Quarantine does not mean people are sick, but is used as an additional safety strategy to mitigate the spread of COVID-19. At this point, too many staff are out to continue in-person instruction so remote learning is necessary. Staff believe they can complete the best instruction for all by having every student in a similar situation.

The District says that it believes it is possible that it could reopen the Early Childhood Center and Longfellow Elementary School by October 27. Currently the district is awaiting additional testing data to confirm that the strategy can safely offer in-person instruction. Both buildings have remote learning till October 26.

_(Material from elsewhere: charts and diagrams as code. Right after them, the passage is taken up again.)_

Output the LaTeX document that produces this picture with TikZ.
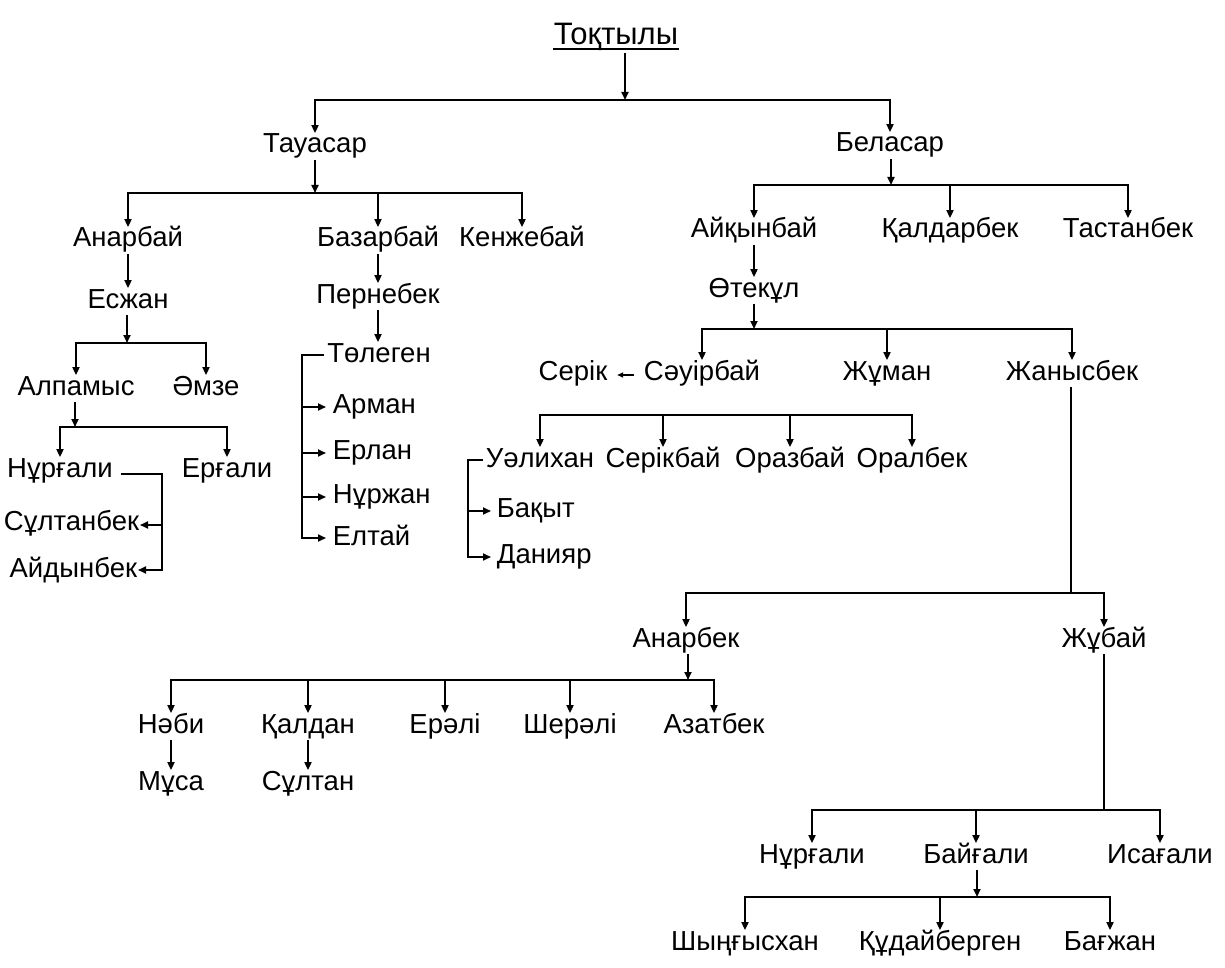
\documentclass[tikz,border=0pt]{standalone}
\usepackage{fontspec}
\setmainfont{Liberation Sans}
\usetikzlibrary{arrows.meta}

\tikzset{
    person/.style={inner sep=0pt, text height=19pt, text depth=6pt,
        anchor=base, font=\fontsize{27.5}{30}\selectfont},
    arr/.style={-{Triangle[length=8pt,width=7pt]}},
    arrs/.style={{Triangle[length=8pt,width=7pt]}-{Triangle[length=8pt,width=7pt]}}
}

\begin{document}
\begin{tikzpicture}[x=1pt, y=-1pt, line width=1.8pt]
        \useasboundingbox (0,0) rectangle (1225,968);

        \node[person, font=\fontsize{31}{34}\selectfont,
            text height=22pt, text depth=7pt]
        (tok) at (616,45) {Тоқтылы};
        \draw[line width=1.5pt] ([yshift=-4pt]tok.base west) -- ([yshift=-4pt]tok.base east);

        \node[person] (tau) at (315,153) {Тауасар};
        \node[person] (bel) at (890,152) {Беласар};

        \coordinate (tokB) at (625,100);
        \draw[arr] (tok.south -| tokB) -- (tokB);
        \draw[arrs] (tau.north) -- (tau |- tokB) -- (bel |- tokB) -- (bel.north);

        \node[person] (anarbai) at (128,247) {Анарбай};
        \node[person] (bazar) at (378,247) {Базарбай};
        \node[person] (kenzh) at (522,247) {Кенжебай};

        \coordinate (tauB) at (315,193);
        \draw[arr] (tau.south) -- (tau |- tauB);
        \draw[arrs] (anarbai.north) -- (anarbai |- tauB) -- (kenzh |- tauB) -- (kenzh.north);
        \draw[arr] (bazar |- tauB) -- (bazar.north);

        \node[person] (aikyn) at (754,238) {Айқынбай};
        \node[person] (kaldar) at (950,238) {Қалдарбек};
        \node[person] (tastan) at (1128,238) {Тастанбек};

        \coordinate (belB) at (891,185);
        \draw[arr] (bel.south -| belB) -- (belB);
        \draw[arrs] (aikyn.north) -- (aikyn |- belB) -- (tastan |- belB) -- (tastan.north);
        \draw[arr] (kaldar |- belB) -- (kaldar.north);

        \node[person] (eszhan) at (128,308) {Есжан};
        \node[person] (perne) at (378,303) {Пернебек};
        \node[person] (otek) at (754,297) {Өтекұл};
        \draw[arr] (anarbai.south) -- (eszhan.north);
        \draw[arr] (bazar.south) -- (perne.north);
        \draw[arr] (aikyn.south) -- (otek.north);

        % Есжан
        \node[person] (alpa) at (76,395) {Алпамыс};
        \node[person] (amze) at (206,395) {Әмзе};
        \coordinate (eszB) at (127,343);
        \draw[arr] (eszhan.south -| eszB) -- (eszB);
        \draw[arrs] (alpa.north) -- (alpa |- eszB) -- (amze |- eszB) -- (amze.north);

        \node[person] (nurg) at (60,477) {Нұрғали};
        \node[person] (erg) at (227,477) {Ерғали};
        \coordinate (alpB) at (75,427);
        \draw[arr] (alpa.south -| alpB) -- (alpB);
        \draw[arrs] (nurg.north) -- (nurg |- alpB) -- (erg |- alpB) -- (erg.north);

        \node[person, anchor=base east] (sult) at (140,530) {Сұлтанбек};
        \node[person, anchor=base east] (aidyn) at (138,577) {Айдынбек};
        \draw[arr] ([xshift=7pt,yshift=3pt]nurg.base east)
            -| ([xshift=24pt,yshift=7pt]aidyn.base east)
            -- ([yshift=7pt]aidyn.base east);
        \draw[arr] ([xshift=22pt,yshift=5pt]sult.base east) -- ([yshift=5pt]sult.base east);

        % Пернебек
        \node[person] (tole) at (379,362) {Төлеген};
        \draw[arr] (perne.south) -- (tole.north -| perne);
        \node[person, anchor=base west] (arman) at (332,413) {Арман};
        \node[person, anchor=base west] (erlan) at (332,459) {Ерлан};
        \node[person, anchor=base west] (nurzh) at (332,503) {Нұржан};
        \node[person, anchor=base west] (eltai) at (332,545) {Елтай};
        \draw[arr] ([xshift=-2pt,yshift=7pt]tole.base west)
            -| ([xshift=-30pt,yshift=7pt]eltai.base west)
            -- ([xshift=-6pt,yshift=7pt]eltai.base west);
        \foreach \c in {arman,erlan,nurzh}
            \draw[arr] ([xshift=-30pt,yshift=6pt]\c.base west) -- ([xshift=-6pt,yshift=6pt]\c.base west);

        % Өтекұл
        \node[person] (sauir) at (702,380) {Сәуірбай};
        \node[person] (zhuman) at (887,380) {Жұман};
        \node[person] (zhanys) at (1072,380) {Жанысбек};
        \node[person] (serik) at (573,380) {Серік};
        \coordinate (otekB) at (754,329);
        \draw[arr] (otek.south -| otekB) -- (otekB);
        \draw[arrs] (sauir.north) -- (sauir |- otekB) -- (zhanys |- otekB) -- (zhanys.north);
        \draw[arr] (zhuman |- otekB) -- (zhuman.north);
        \draw[-{Triangle[length=6pt,width=5pt]}, line width=1.4pt]
            ([xshift=-9pt,yshift=5pt]sauir.base west) -- ([xshift=9pt,yshift=5pt]serik.base east);

        % Сәуірбай
        \node[person] (uali) at (540,467) {Уәлихан};
        \node[person] (serikb) at (663,467) {Серікбай};
        \node[person] (oraz) at (790,467) {Оразбай};
        \node[person] (oral) at (912,467) {Оралбек};
        \coordinate (sauB) at (702,415);
        \draw[arrs] (uali.north) -- (uali |- sauB) -- (oral |- sauB) -- (oral.north);
        \foreach \c in {serikb,oraz}
            \draw[arr] (\c |- sauB) -- (\c.north);

        \node[person, anchor=base west] (bakyt) at (496,517) {Бақыт};
        \node[person, anchor=base west] (daniyar) at (496,563) {Данияр};
        \draw[arr] ([xshift=-2pt,yshift=7pt]uali.base west)
            -| ([xshift=-28pt,yshift=6pt]daniyar.base west)
            -- ([xshift=-5pt,yshift=6pt]daniyar.base west);
        \draw[arr] ([xshift=-28pt,yshift=6pt]bakyt.base west) -- ([xshift=-5pt,yshift=6pt]bakyt.base west);

        % Жанысбек
        \node[person] (anarbek) at (686,647) {Анарбек};
        \node[person] (zhubai) at (1104,647) {Жұбай};
        \coordinate (zhB) at (1071,593);
        \draw (zhanys.south -| zhB) -- (zhB);
        \draw[arrs] (anarbek.north) -- (anarbek |- zhB) -- (zhubai |- zhB) -- (zhubai.north);

        % Анарбек
        \node[person] (nabi) at (171,733) {Нәби};
        \node[person] (kaldan) at (308,733) {Қалдан};
        \node[person] (erali) at (445,733) {Ерәлі};
        \node[person] (sherali) at (570,733) {Шерәлі};
        \node[person] (azat) at (714,733) {Азатбек};
        \coordinate (anB) at (688,680);
        \draw[arr] (anarbek.south -| anB) -- (anB);
        \draw[arrs] (nabi.north) -- (nabi |- anB) -- (azat |- anB) -- (azat.north);
        \foreach \c in {kaldan,erali,sherali}
            \draw[arr] (\c |- anB) -- (\c.north);

        \node[person] (musa) at (171,790) {Мұса};
        \node[person] (sultan) at (308,790) {Сұлтан};
        \draw[arr] (nabi.south) -- (musa.north);
        \draw[arr] (kaldan.south) -- (sultan.north);

        % Жұбай
        \node[person] (nurg2) at (812,863) {Нұрғали};
        \node[person] (baig) at (976,863) {Байғали};
        \node[person] (isag) at (1160,863) {Исағали};
        \coordinate (zbB) at (1104,810);
        \draw (zhubai.south) -- (zbB);
        \draw[arrs] (nurg2.north) -- (nurg2 |- zbB) -- (isag |- zbB) -- (isag.north);
        \draw[arr] (baig |- zbB) -- (baig.north);

        % Байғали
        \node[person] (shyng) at (745,950) {Шыңғысхан};
        \node[person] (kudai) at (940,950) {Құдайберген};
        \node[person] (bagzh) at (1110,950) {Бағжан};
        \coordinate (bgB) at (977,897);
        \draw[arr] (baig.south -| bgB) -- (bgB);
        \draw[arrs] (shyng.north) -- (shyng |- bgB) -- (bagzh |- bgB) -- (bagzh.north);
        \draw[arr] (kudai |- bgB) -- (kudai.north);
\end{tikzpicture}
\end{document}
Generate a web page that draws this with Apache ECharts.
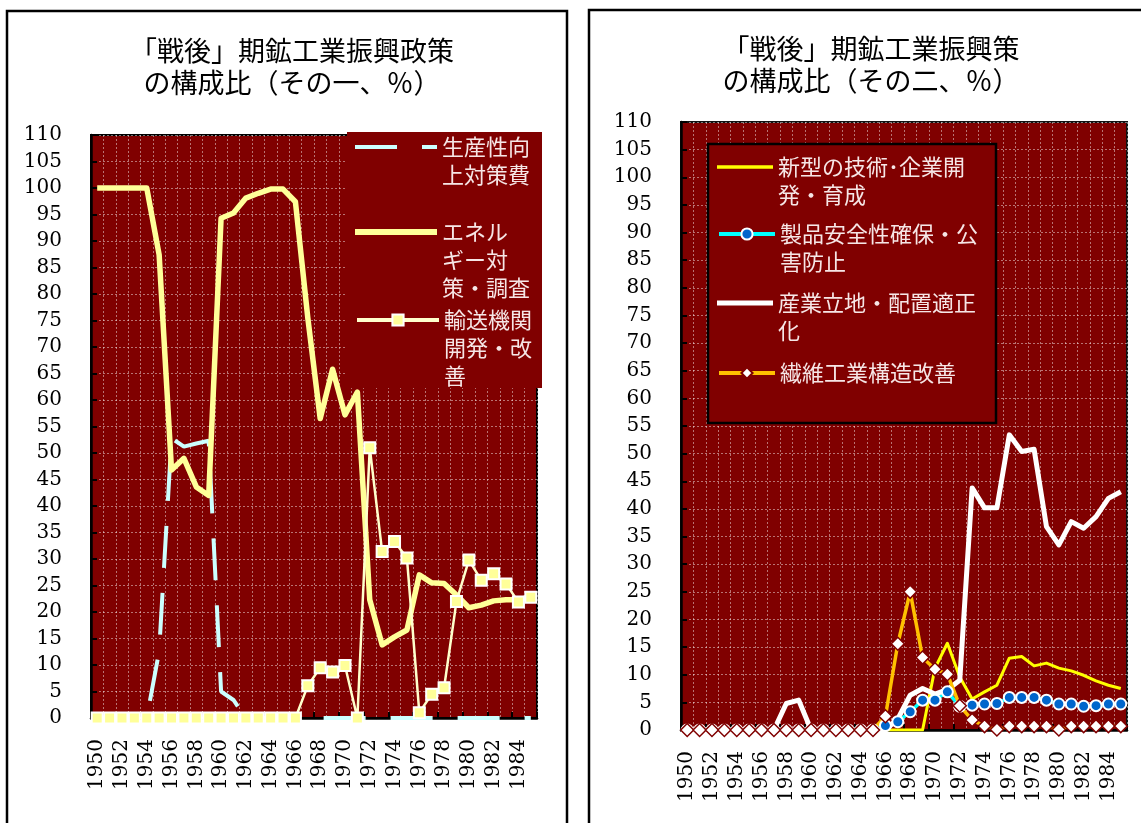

Before the current school year began, the District went on record by saying that keeping younger grades with in-person learning is the District’s first priority.

Horizons Exploratory Academy does not have any connections with the current positive COVID-19 cases or with those in quarantine, so it will continue with in-person learning tomorrow, Oct. 22.

The District acknowledges that this interruption is a problem that was predicated and they are currently responding to it accordingly. The schools will begin working on getting back to in-person instruction. Salida Schools is looking into the “yellow” strategies as well as anything else they can come up with. The yellow phase would split students into cohorts in order to reduce spread. The yellow strategy would require the community to support more remote learning.

The District is aware that in-person instruction is best for most kids and for the community as a whole. They asks that families reduce their social circles. These cases were a result of travel and spread through social circles. Reducing school programming will have an impact on the community’s privilege of in-person learning if non-school activities are not reduced.